--- DATASET SECTION ---

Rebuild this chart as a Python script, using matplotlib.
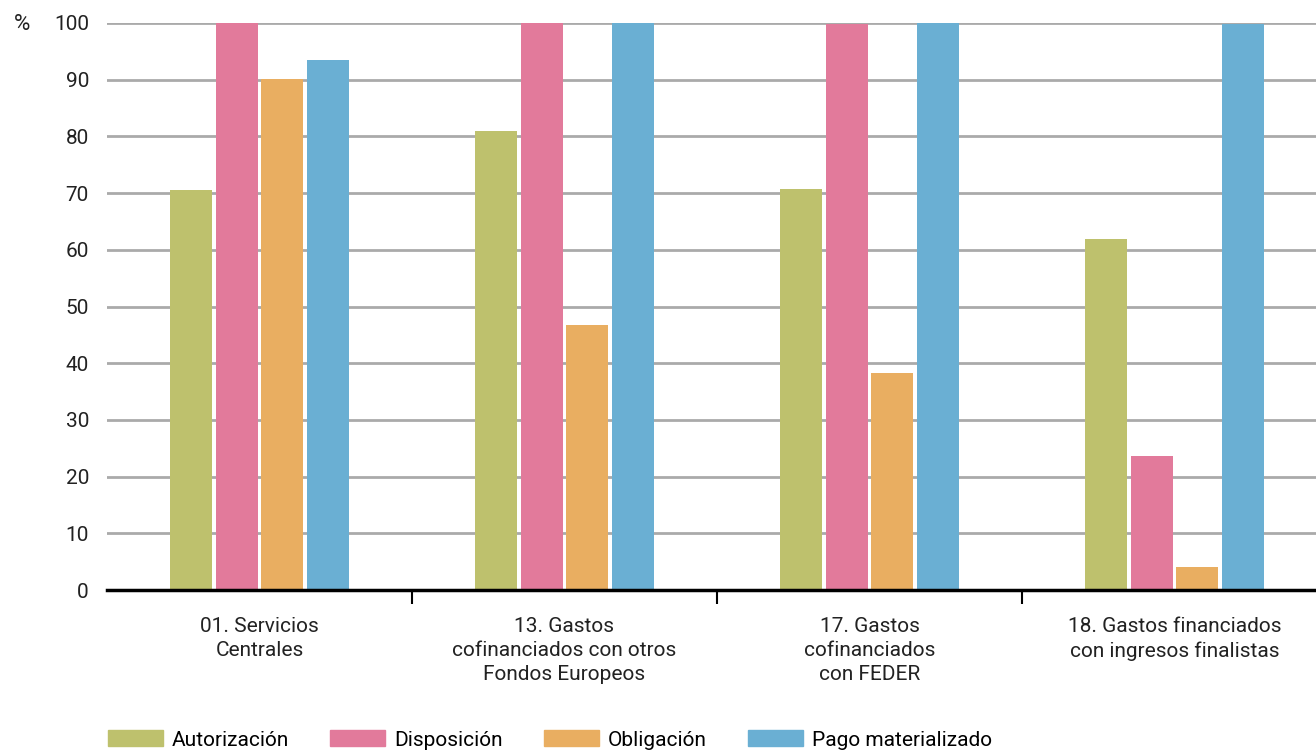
import numpy as np
import matplotlib.pyplot as plt
from matplotlib.patches import Patch

categorias = ["01. Servicios\nCentrales",
              "13. Gastos\ncofinanciados con otros\nFondos Europeos",
              "17. Gastos\ncofinanciados\ncon FEDER",
              "18. Gastos financiados\ncon ingresos finalistas"]
series = ["Autorización", "Disposición", "Obligación", "Pago materializado"]
autorizacion = [70.6, 81.0, 70.8, 61.9]
disposicion = [100.0, 100.0, 99.8, 23.6]
obligacion = [90.2, 46.7, 38.3, 4.0]
pago = [93.4, 100.0, 100.0, 99.8]
colores = ["#bec16d", "#e27a9b", "#e9ae61", "#6aafd3"]

plt.rcParams['font.family'] = ['Roboto', 'DejaVu Sans']

fig = plt.figure(figsize=(13.16, 7.53), dpi=100)
ax = fig.add_axes([107/1316, 1-590/753, 1220/1316, 567/753])

x = np.arange(len(categorias))
paso = 0.149
ancho = 0.138
datos = [autorizacion, disposicion, obligacion, pago]
for i, vals in enumerate(datos):
    ax.bar(x + (i - 1.5) * paso, vals, ancho, color=colores[i], zorder=3)

ax.set_xlim(-0.5, 3.5)
ax.set_ylim(0, 100)
ax.set_yticks(range(0, 101, 10))
ax.grid(axis='y', color='#aaaaaa', linewidth=2, zorder=0)
ax.set_axisbelow(True)
for s in ['top', 'right', 'left']:
    ax.spines[s].set_visible(False)
ax.spines['bottom'].set_linewidth(2.5)
ax.spines['bottom'].set_zorder(4)

ax.set_xticks([0.5, 1.5, 2.5])
ax.set_xticklabels([])
ax.tick_params(axis='x', length=10, width=1.5, direction='out', color='black')
ax.tick_params(axis='y', length=0, pad=13, labelsize=15, labelcolor='#222222')

for xi, lab in zip(x, categorias):
    ax.text(xi, -4.8, lab, ha='center', va='top', fontsize=15,
            color='#222222', linespacing=1.32, transform=ax.transData)

fig.text(22/1316, 1-24/753, "%", ha='center', va='center', fontsize=16, color='#222222')

handles = [Patch(color=c, label=s) for c, s in zip(colores, series)]
fig.legend(handles=handles, loc='center left', bbox_to_anchor=(89/1316, 1-740/753),
           ncol=4, frameon=False, fontsize=15, handlelength=2.65, handleheight=0.77,
           columnspacing=2.0, handletextpad=0.4)

fig.savefig("out.png", dpi=100)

---

**YOUR TASK:** Quote each line of the listing exactly, but leave the pictures out.

**ANSWER TO THIS TASK:**
Rebuild this chart as a Python script, using matplotlib.
import numpy as np
import matplotlib.pyplot as plt
from matplotlib.patches import Patch

categorias = ["01. Servicios\nCentrales",
              "13. Gastos\ncofinanciados con otros\nFondos Europeos",
              "17. Gastos\ncofinanciados\ncon FEDER",
              "18. Gastos financiados\ncon ingresos finalistas"]
series = ["Autorización", "Disposición", "Obligación", "Pago materializado"]
autorizacion = [70.6, 81.0, 70.8, 61.9]
disposicion = [100.0, 100.0, 99.8, 23.6]
obligacion = [90.2, 46.7, 38.3, 4.0]
pago = [93.4, 100.0, 100.0, 99.8]
colores = ["#bec16d", "#e27a9b", "#e9ae61", "#6aafd3"]

plt.rcParams['font.family'] = ['Roboto', 'DejaVu Sans']

fig = plt.figure(figsize=(13.16, 7.53), dpi=100)
ax = fig.add_axes([107/1316, 1-590/753, 1220/1316, 567/753])

x = np.arange(len(categorias))
paso = 0.149
ancho = 0.138
datos = [autorizacion, disposicion, obligacion, pago]
for i, vals in enumerate(datos):
    ax.bar(x + (i - 1.5) * paso, vals, ancho, color=colores[i], zorder=3)

ax.set_xlim(-0.5, 3.5)
ax.set_ylim(0, 100)
ax.set_yticks(range(0, 101, 10))
ax.grid(axis='y', color='#aaaaaa', linewidth=2, zorder=0)
ax.set_axisbelow(True)
for s in ['top', 'right', 'left']:
    ax.spines[s].set_visible(False)
ax.spines['bottom'].set_linewidth(2.5)
ax.spines['bottom'].set_zorder(4)

ax.set_xticks([0.5, 1.5, 2.5])
ax.set_xticklabels([])
ax.tick_params(axis='x', length=10, width=1.5, direction='out', color='black')
ax.tick_params(axis='y', length=0, pad=13, labelsize=15, labelcolor='#222222')

for xi, lab in zip(x, categorias):
    ax.text(xi, -4.8, lab, ha='center', va='top', fontsize=15,
            color='#222222', linespacing=1.32, transform=ax.transData)

fig.text(22/1316, 1-24/753, "%", ha='center', va='center', fontsize=16, color='#222222')

handles = [Patch(color=c, label=s) for c, s in zip(colores, series)]
fig.legend(handles=handles, loc='center left', bbox_to_anchor=(89/1316, 1-740/753),
           ncol=4, frameon=False, fontsize=15, handlelength=2.65, handleheight=0.77,
           columnspacing=2.0, handletextpad=0.4)

fig.savefig("out.png", dpi=100)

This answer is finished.